--- Begin ---

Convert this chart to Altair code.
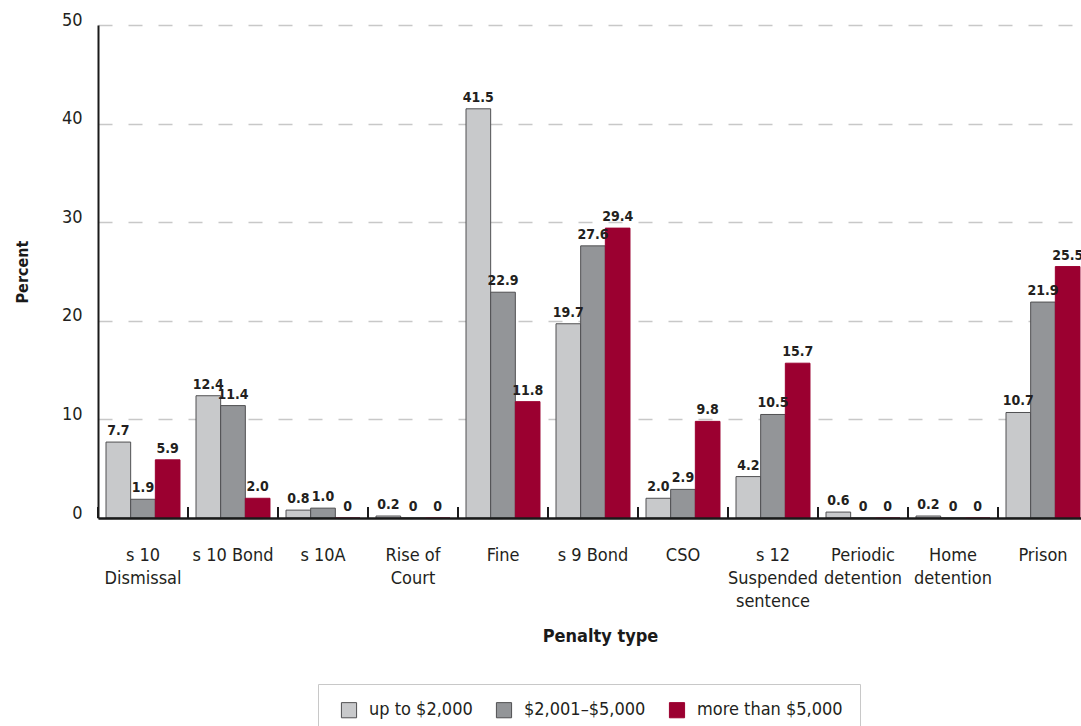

--- End ---
--- Begin ---

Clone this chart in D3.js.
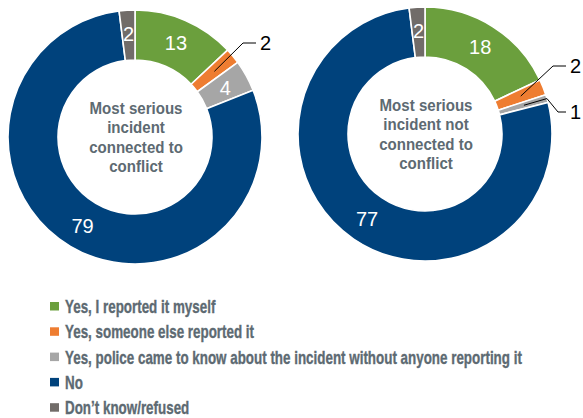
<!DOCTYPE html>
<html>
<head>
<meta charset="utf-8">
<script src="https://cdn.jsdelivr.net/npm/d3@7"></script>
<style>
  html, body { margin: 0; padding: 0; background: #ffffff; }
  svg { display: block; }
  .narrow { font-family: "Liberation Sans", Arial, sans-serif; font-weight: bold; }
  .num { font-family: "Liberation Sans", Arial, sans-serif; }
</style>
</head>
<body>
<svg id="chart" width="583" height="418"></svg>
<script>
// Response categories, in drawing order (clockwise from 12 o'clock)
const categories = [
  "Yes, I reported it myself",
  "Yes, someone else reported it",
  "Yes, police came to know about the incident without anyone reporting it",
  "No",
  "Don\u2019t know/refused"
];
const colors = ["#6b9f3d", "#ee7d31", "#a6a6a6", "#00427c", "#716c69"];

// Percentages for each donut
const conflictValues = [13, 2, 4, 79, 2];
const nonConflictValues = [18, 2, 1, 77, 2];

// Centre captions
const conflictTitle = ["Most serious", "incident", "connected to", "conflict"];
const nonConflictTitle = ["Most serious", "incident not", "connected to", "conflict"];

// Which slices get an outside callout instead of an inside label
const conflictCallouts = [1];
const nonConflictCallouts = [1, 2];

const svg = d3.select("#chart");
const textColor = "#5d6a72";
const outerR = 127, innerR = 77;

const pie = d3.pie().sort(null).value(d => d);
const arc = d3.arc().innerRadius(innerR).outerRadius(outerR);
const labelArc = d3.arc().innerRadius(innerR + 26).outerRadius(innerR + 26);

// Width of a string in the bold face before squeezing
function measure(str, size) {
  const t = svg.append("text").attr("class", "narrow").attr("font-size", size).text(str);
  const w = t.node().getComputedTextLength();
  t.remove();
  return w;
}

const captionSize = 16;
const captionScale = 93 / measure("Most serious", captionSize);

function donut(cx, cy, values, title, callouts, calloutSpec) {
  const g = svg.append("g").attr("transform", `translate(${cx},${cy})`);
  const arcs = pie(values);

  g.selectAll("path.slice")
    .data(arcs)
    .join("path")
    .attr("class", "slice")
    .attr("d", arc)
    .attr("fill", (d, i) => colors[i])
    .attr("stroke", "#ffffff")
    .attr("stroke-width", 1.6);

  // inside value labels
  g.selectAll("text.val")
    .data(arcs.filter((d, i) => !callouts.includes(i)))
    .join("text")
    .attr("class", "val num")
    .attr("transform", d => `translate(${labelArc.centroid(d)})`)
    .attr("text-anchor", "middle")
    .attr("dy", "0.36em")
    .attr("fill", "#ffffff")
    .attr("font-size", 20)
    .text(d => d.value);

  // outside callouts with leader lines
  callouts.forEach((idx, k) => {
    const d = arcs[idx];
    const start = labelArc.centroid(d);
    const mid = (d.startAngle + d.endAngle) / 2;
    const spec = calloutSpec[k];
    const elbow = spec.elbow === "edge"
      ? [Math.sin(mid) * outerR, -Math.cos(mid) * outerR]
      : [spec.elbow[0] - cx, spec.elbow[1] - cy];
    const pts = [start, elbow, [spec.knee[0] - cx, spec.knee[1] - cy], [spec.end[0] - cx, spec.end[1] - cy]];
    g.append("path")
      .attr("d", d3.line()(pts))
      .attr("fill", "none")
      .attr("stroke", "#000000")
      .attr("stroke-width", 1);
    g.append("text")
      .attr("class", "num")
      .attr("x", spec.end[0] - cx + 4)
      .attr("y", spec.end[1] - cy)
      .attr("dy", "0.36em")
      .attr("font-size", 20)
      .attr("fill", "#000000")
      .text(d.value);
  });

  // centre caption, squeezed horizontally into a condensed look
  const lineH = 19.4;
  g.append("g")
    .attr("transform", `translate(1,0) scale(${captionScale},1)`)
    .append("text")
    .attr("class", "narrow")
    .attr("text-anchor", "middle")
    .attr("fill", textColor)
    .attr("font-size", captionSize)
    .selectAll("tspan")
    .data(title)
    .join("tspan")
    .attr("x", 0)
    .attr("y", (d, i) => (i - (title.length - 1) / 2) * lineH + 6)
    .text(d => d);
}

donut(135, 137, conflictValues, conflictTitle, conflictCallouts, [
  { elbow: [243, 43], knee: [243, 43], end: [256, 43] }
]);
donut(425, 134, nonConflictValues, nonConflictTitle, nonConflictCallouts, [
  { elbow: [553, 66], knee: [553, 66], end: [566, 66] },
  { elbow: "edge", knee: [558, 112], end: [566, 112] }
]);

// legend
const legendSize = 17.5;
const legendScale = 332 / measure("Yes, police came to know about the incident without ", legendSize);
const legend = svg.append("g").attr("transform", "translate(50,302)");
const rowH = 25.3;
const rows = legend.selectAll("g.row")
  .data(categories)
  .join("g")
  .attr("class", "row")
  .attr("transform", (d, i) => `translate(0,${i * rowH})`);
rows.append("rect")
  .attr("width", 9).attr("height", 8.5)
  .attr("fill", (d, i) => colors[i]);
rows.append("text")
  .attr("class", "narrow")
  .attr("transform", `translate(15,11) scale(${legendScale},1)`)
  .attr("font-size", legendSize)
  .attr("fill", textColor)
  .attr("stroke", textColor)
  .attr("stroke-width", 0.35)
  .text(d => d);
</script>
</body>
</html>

--- End ---

Only lines with the string "this" belong in your answer; copy each one.

= Problem solution =
Convert this chart to Altair code.
Clone this chart in D3.js.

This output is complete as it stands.